The limited run seems to be ending two months early according to new advertisements and also all ticket sales after that date are removed on the LCT website.
Check out my eBay page for sales on Playbills!!
www.ebay.com/usr/missvirginiahamm
InTheBathroom1 said: "I think it’s a commercial venture at LCT, I don’t think it’s an LCT show. I"
It believe it's a joint production between LCT and the other producers. LCT is listed as one of the producers, it's listed on their website, and they implement their ticket polices like LincTix - so it's definitely an LCT show. But I believe you may be right that the other producers have a commercial stake in the show, and that's why the low numbers are forcing them to close. To be honest, I don't really know the financial logistics of a non-profit partnering with commercial producers (though I know it isn't uncommon) - but it seems logical enough.
This is a commercial production, and the run has always been for just 12 weeks (through November 30), presumably because Succession is going to have to start filming again. Where had you seen a January closing date?
"The play is a commercial production, with a team led by [Jeffery] Richards, taking place in a nonprofit house, Lincoln Center Theater. The producers....are renting the space from the nonprofit, according to a spokesman for Lincoln Center Theater, but the nonprofit’s members will have an early opportunity to purchase tickets (starting Monday) and the theater is credited as a co-producer; the arrangement is similar to that for “Ann” in 2013."
(I wouldn't be surprised if the closing date was moved to early November, though.)
Every announcement or advertisement that I've seen for the show indicated a closing date of November 30. As a LCT member who had a first opportunity to purchase tickets, the show was slated for a 3-month run including previews starting shortly after Labor Day and running through the end of November. Unless the show is announced to close earlier than November 30, then it's closing as originally scheduled.
A very bad play -- a staged reading of a wikipedia entry, with Brian Cox's performance as J. Edgar Hoover being a particular drag on the play, especially damaging since he's actually cast in the role of LBJ. Some other actors stand around and deliver barely disguised historical exposition with varying degrees of commitment.
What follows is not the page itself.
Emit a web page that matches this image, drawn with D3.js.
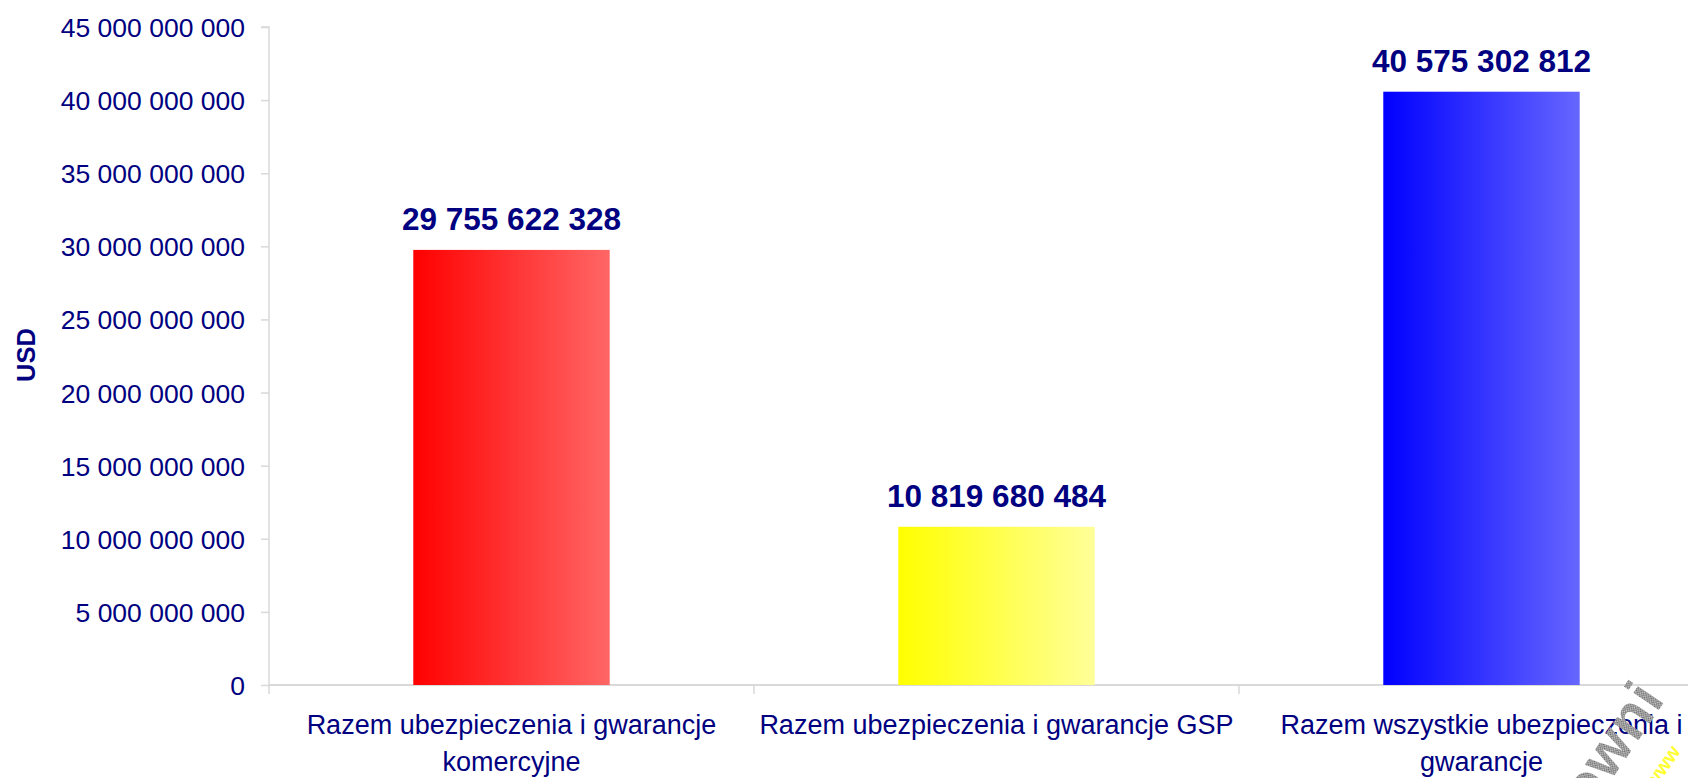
<!DOCTYPE html>
<html><head><meta charset="utf-8">
<script src="https://cdn.jsdelivr.net/npm/d3@7"></script>
<style>
html,body{margin:0;padding:0;background:#fff;overflow:hidden;}
svg{display:block;font-family:"Liberation Sans",Arial,sans-serif;}
</style></head>
<body>
<svg id="chart" width="1688" height="778"></svg>
<script>
const categories = [
  ["Razem ubezpieczenia i gwarancje", "komercyjne"],
  ["Razem ubezpieczenia i gwarancje GSP"],
  ["Razem wszystkie ubezpieczenia i", "gwarancje"]
];
const values = [29755622328, 10819680484, 40575302812];
const barColorsLeft = ["#FF0000", "#FFFF00", "#0000FF"];
const barColorsRight = ["#FF6666", "#FFFF99", "#6666FF"];
const yTicks = [0, 5e9, 10e9, 15e9, 20e9, 25e9, 30e9, 35e9, 40e9, 45e9];
const yTitle = "USD";

(function () {
const fmt = v => d3.format(",")(v).replace(/,/g, " ");
const navy = "#000080";
const gridCol = "#D9D9D9";

const svg = d3.select("#chart");
const plotLeft = 269, plotBottom = 685, plotTop = 27, step = 485;
const ids = categories.map((c, i) => i);

const x = d3.scaleBand().domain(ids).range([plotLeft, plotLeft + step * ids.length]).padding(0);
const y = d3.scaleLinear().domain([0, 45e9]).range([plotBottom, plotTop]);

const defs = svg.append("defs");
ids.forEach(i => {
  const g = defs.append("linearGradient").attr("id", "grad" + i)
    .attr("x1", "0%").attr("x2", "100%").attr("y1", "0%").attr("y2", "0%");
  g.append("stop").attr("offset", "0%").attr("stop-color", barColorsLeft[i]);
  g.append("stop").attr("offset", "100%").attr("stop-color", barColorsRight[i]);
});
const pat = defs.append("pattern").attr("id", "hatch").attr("width", 3).attr("height", 3)
  .attr("patternUnits", "userSpaceOnUse");
pat.append("rect").attr("width", 3).attr("height", 3).attr("fill", "#d0d0d0");
pat.append("rect").attr("width", 1.5).attr("height", 1.5).attr("fill", "#666");
pat.append("rect").attr("x", 1.5).attr("y", 1.5).attr("width", 1.5).attr("height", 1.5).attr("fill", "#666");

// Y axis
const yAxis = d3.axisLeft(y).tickValues(yTicks).tickFormat(fmt).tickSize(8).tickPadding(16);
const gy = svg.append("g").attr("transform", `translate(${plotLeft},0)`).call(yAxis);
gy.select(".domain").attr("stroke", gridCol).attr("stroke-width", 1.5).attr("d", `M-8,${plotTop}H0V${plotBottom + 9}`);
gy.selectAll(".tick line").attr("stroke", gridCol).attr("stroke-width", 1.5);
gy.selectAll(".tick text").attr("fill", navy).attr("font-size", "26.5px")
  .attr("font-family", "'Liberation Sans', Arial, sans-serif").attr("dy", "0.36em");

// X axis
const bw = x.bandwidth() * 0.405;
svg.append("line").attr("x1", plotLeft).attr("x2", 1688).attr("y1", plotBottom).attr("y2", plotBottom)
  .attr("stroke", gridCol).attr("stroke-width", 2);
ids.slice(1).forEach(i => {
  svg.append("line").attr("x1", x(i)).attr("x2", x(i)).attr("y1", plotBottom).attr("y2", plotBottom + 9)
    .attr("stroke", gridCol).attr("stroke-width", 1.5);
});

// Bars
svg.selectAll("rect.bar").data(ids).enter().append("rect").attr("class", "bar")
  .attr("x", i => x(i) + x.bandwidth() / 2 - bw / 2)
  .attr("width", bw)
  .attr("y", i => y(values[i]))
  .attr("height", i => y(0) - y(values[i]))
  .attr("fill", i => `url(#grad${i})`);

// Value labels
svg.selectAll("text.val").data(ids).enter().append("text").attr("class", "val")
  .attr("x", i => x(i) + x.bandwidth() / 2)
  .attr("y", i => y(values[i]) - 20)
  .attr("text-anchor", "middle").attr("fill", navy)
  .attr("font-weight", "bold").attr("font-size", "31.5px")
  .text(i => fmt(values[i]));

// Category labels
ids.forEach(i => {
  const t = svg.append("text").attr("text-anchor", "middle").attr("fill", navy)
    .attr("font-size", "27px").attr("x", x(i) + x.bandwidth() / 2).attr("y", 734);
  categories[i].forEach((line, k) => {
    t.append("tspan").attr("x", x(i) + x.bandwidth() / 2).attr("dy", k === 0 ? 0 : 36.5).text(line);
  });
});

// Y title
svg.append("text").attr("transform", "translate(35,355) rotate(-90)")
  .attr("text-anchor", "middle").attr("fill", navy).attr("font-weight", "bold")
  .attr("font-size", "25.5px").text(yTitle);

// Watermark fragment (bottom-right)
svg.append("text").attr("transform", "translate(1590,812) rotate(-56)")
  .attr("font-size", "58px").attr("font-weight", "bold").attr("fill", "url(#hatch)")
  .attr("letter-spacing", "1px").text("owni");
svg.append("text").attr("transform", "translate(1655,790) rotate(-56)")
  .attr("font-size", "20px").attr("font-weight", "bold").attr("fill", "#ffff33").text("www");
})();
</script>
</body></html>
Plenty of empty seats. Looked like the mezzanine was deserted.
"If they can get you asking the wrong questions, they don't have to worry about the answers." Thomas Pynchon, GRAVITY'S RAINBOW
"Reality is that which, when you stop believing in it, doesn't go away." Philip K. Dick
My blog: http://www.roscoewrites.blogspot.com/
I went into this with low expectations, but I enjoyed it quite a bit. I did not see All The Way on stage, so I can’t compare it to that. On its own merits, it was not a great play — it was very episodic and did not build as well as it could — but I was never bored, I got a little education, and it kept my interest.
I thought Brian Cox was excellent. I disagree with those who compare his performance to All The Way and say it was lacking. Not because I have an opinion of a performance that I did not even see on stage, but because the LBJ in All The Way was not the same LBJ as in this play. He was worn out, discouraged, wrongly focused, etc.
Never gonna win any awards, pales in a comparison to recent Slave Play and The Sound Inside, but still a worthwhile night in the theatre.
Closing out my Autumn trip, I saw 7 shows, loved 4 (Moulin Rouge, Oklahoma, The Sound Inside, Slave Play, liked Betrayal and The.Great Society, and hated (intensely disliked?) Hadestown. Not a bad average, but still surprised re my reaction to Hadestown. I read all the reviews and still didn’t expect It to be so IMO unrelentlessly drab, repetitive,
I guess the 2018 / 2019 musical season was just not for me. Disliked Tootsie a lot; indifferent to The Prom; intensely disliked Hadestown; and still have zero interest in seeing Ain’t Too Proud. In the 2019 / 2020 season, only saw One so far, MR, and loved it.
Dave13 said: "Makes no sense to close before the Holidays, which tends to be the most lucrative time of the year. "
Shows like this do not benefit an iota from the holidays. Typically dramas that are doing middling business do worse during the holidays, because everyone wants to see musicals, plays with stars in them, or in demand dramas. So, there is no benefit keeping this open through the holidays...it will probably lose less money this way.